• _Task objective_: Reproduce the listing below exactly, beginning with its first line and ending with the line that holds "import plotly.graph_objects as go"; pictures are not part of the copy.
begin Dataset content
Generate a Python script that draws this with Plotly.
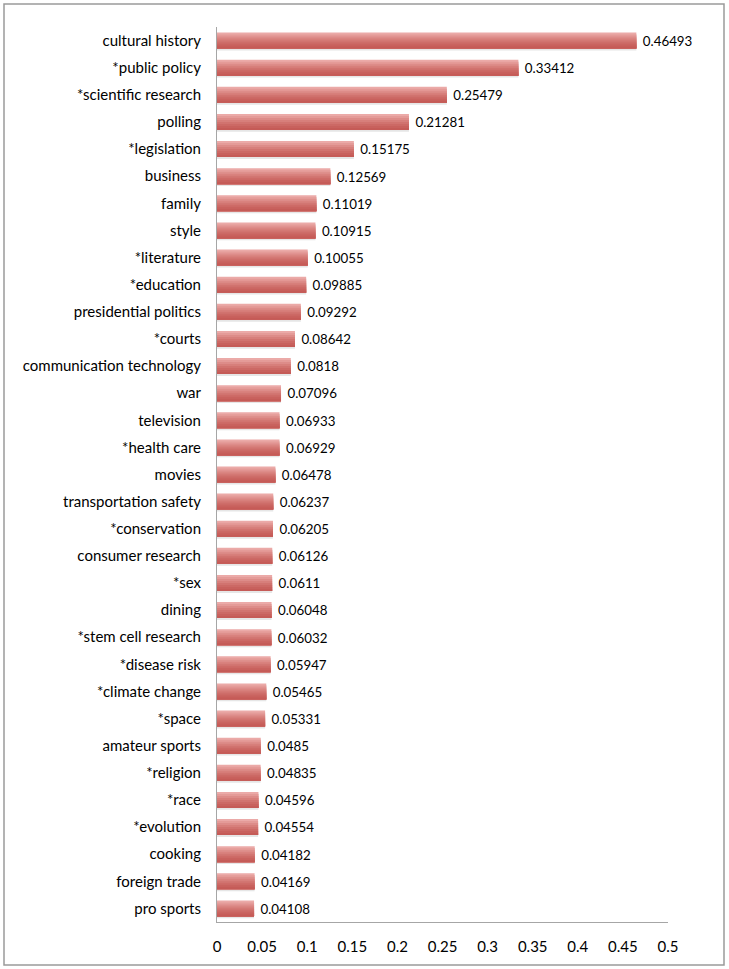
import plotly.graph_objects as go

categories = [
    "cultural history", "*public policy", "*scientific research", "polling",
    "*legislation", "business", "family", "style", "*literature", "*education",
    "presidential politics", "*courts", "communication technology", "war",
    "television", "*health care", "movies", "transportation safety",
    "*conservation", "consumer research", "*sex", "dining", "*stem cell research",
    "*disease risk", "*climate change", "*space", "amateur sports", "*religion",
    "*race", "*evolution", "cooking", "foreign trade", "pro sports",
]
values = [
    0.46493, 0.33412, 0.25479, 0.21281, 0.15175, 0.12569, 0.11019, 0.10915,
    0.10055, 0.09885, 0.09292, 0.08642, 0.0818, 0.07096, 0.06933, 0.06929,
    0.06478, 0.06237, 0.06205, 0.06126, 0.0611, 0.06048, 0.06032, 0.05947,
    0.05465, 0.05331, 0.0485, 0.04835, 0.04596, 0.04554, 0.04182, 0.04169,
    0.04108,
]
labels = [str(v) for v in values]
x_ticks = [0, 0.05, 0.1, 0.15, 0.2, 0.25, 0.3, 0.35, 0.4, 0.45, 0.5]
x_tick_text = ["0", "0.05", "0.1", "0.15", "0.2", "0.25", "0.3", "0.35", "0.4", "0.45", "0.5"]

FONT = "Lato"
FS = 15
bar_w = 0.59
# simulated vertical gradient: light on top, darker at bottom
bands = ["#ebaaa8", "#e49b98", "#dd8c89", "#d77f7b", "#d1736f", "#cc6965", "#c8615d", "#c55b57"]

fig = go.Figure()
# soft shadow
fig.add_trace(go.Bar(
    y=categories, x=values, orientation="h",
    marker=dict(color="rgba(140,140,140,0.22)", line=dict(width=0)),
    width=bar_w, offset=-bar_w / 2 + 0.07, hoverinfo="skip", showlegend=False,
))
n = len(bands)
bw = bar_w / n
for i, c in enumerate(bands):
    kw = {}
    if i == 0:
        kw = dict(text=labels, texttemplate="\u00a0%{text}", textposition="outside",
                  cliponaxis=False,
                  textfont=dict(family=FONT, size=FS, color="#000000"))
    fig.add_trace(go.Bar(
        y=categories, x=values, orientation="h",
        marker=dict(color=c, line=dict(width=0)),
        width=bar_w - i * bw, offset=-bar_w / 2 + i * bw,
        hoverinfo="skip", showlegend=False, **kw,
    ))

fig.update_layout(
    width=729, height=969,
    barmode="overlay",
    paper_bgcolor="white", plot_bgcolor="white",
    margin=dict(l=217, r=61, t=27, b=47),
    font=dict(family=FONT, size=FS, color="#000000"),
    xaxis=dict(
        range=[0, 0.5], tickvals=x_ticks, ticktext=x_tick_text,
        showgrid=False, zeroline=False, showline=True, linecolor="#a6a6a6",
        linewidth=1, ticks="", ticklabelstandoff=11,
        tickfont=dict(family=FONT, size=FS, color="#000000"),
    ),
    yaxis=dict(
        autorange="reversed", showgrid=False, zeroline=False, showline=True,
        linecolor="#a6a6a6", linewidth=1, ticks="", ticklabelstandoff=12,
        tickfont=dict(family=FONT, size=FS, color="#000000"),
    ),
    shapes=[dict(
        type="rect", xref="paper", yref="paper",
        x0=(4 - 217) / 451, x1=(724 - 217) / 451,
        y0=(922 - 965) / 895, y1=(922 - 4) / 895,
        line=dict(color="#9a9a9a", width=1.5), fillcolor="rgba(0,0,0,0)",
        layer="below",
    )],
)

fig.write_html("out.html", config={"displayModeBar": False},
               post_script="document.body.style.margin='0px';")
end Dataset content
• _Completed task_:
Generate a Python script that draws this with Plotly.
import plotly.graph_objects as go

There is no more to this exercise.